◆ **Written request**
Identify each line holding the string "this" and copy it.

◆ **Input material**
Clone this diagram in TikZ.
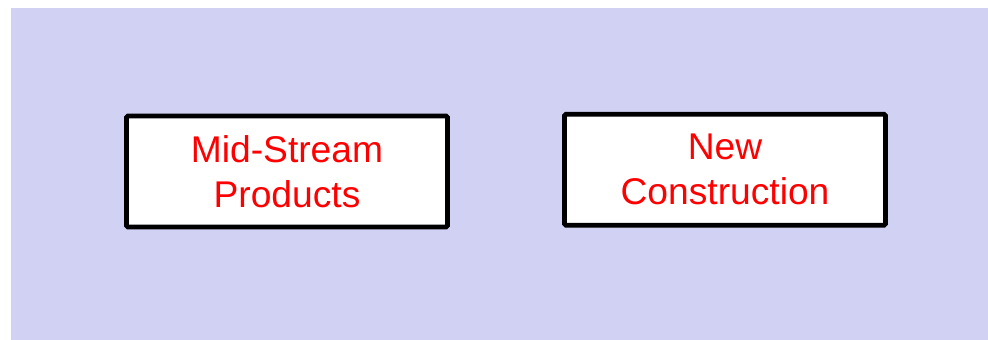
\documentclass[tikz,border=0pt]{standalone}
\usepackage{fontspec}
\setmainfont{Liberation Sans}
\definecolor{bgl}{RGB}{209,209,243}
\definecolor{txtred}{RGB}{255,0,0}
\begin{document}
\begin{tikzpicture}[x=1pt,y=-1pt,
  boxnode/.style={draw=black,line width=4.8pt,fill=white,rounded corners=1.5pt,
    minimum width=321pt,minimum height=111pt,align=center,text=txtred,
    font=\fontsize{37.2}{45}\selectfont,inner sep=0pt}]
\useasboundingbox (0,0) rectangle (988,340);
\fill[bgl] (11,8) rectangle (988,340);
\node[boxnode] (mid) at (287,171.5) {Mid-Stream\\Products};
\node[boxnode] (new) at (725,169.75) {New\\Construction};
\end{tikzpicture}
\end{document}
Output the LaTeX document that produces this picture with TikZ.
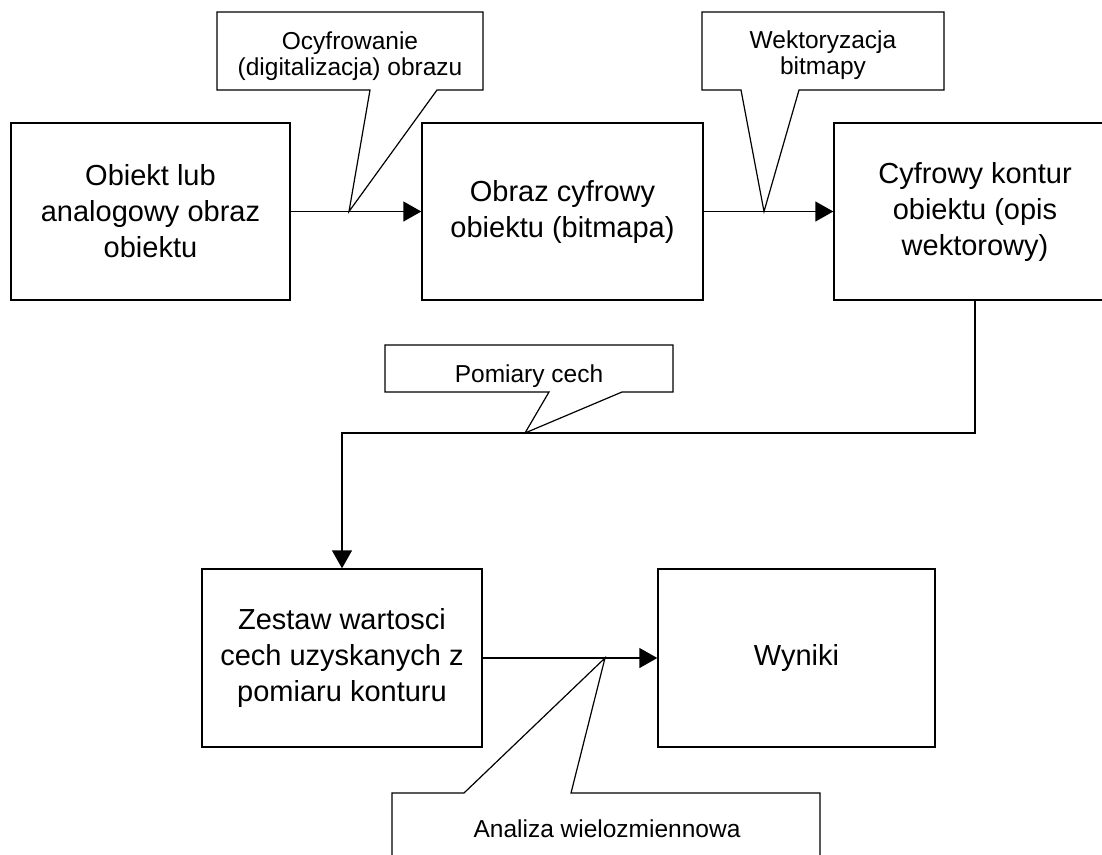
\documentclass[tikz,border=0pt]{standalone}
\usepackage{fontspec}
\setmainfont{Liberation Sans}
\usetikzlibrary{positioning,arrows.meta}

\tikzset{
  blok/.style={draw,line width=1.4pt,minimum height=177pt,align=center,inner sep=0pt,
    font=\fontsize{29}{36}\selectfont},
  opis/.style={align=center,inner sep=0pt,font=\fontsize{24.5}{26.5}\selectfont},
  dymek/.style={draw,line width=1.2pt,fill=white,line join=miter},
  strz/.style={line width=1.4pt,-{Triangle[length=18pt,width=20pt]}},
}

\begin{document}
\begin{tikzpicture}[x=1pt,y=-1pt]
\clip (0,0) rectangle (1102,854);
% bloki
\node[blok,minimum width=279pt] (obiekt) at (150.5,211.5) {Obiekt lub\\analogowy obraz\\obiektu};
\node[blok,minimum width=281pt] (bitmapa) at (562.5,211.5) {Obraz cyfrowy\\obiektu (bitmapa)};
\node[blok,minimum width=282pt] (kontur) at (975,211.5) {Cyfrowy kontur\\obiektu (opis\\wektorowy)};
\node[blok,minimum width=280pt,minimum height=178pt] (zestaw) at (342,658) {Zestaw wartosci\\cech uzyskanych z\\pomiaru konturu};
\node[blok,minimum width=277pt,minimum height=178pt] (wyniki) at (796.5,658) {Wyniki};
% polaczenia
\draw[strz] (obiekt) -- (bitmapa);
\draw[strz] (bitmapa) -- (kontur);
\coordinate (zakret) at (975,433);
\draw[strz] (kontur.south) -- (zakret) -| (zestaw.north);
\draw[strz] (zestaw) -- (wyniki);
% dymki
\coordinate (t1) at (349,211.5);
\coordinate (t2) at (764,211.5);
\coordinate (t3) at (525,433);
\coordinate (t4) at (605,658);
\draw[dymek] (217,12) -- (483,12) -- (483,90) -- (437,90) -- (t1) -- (370,90) -- (217,90) -- cycle;
\node[opis] (ocyfr) at (350,56) {Ocyfrowanie\\(digitalizacja) obrazu};
\draw[dymek] (702,12) -- (944,12) -- (944,90) -- (799,90) -- (t2) -- (741,90) -- (702,90) -- cycle;
\node[opis] (wektor) at (823,55) {Wektoryzacja\\bitmapy};
\draw[dymek] (385,345) -- (673,345) -- (673,392) -- (622,392) -- (t3) -- (549,392) -- (385,392) -- cycle;
\node[opis,anchor=base] (pomiar) at (529,382) {Pomiary cech};
\draw[dymek] (392,793) -- (464,793) -- (t4) -- (571,793) -- (820,793) -- (820,880) -- (392,880) -- cycle;
\node[opis,anchor=base] (analiza) at (607,837) {Analiza wielozmiennowa};
\end{tikzpicture}
\end{document}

◆ **Full solution**
Clone this diagram in TikZ.
Output the LaTeX document that produces this picture with TikZ.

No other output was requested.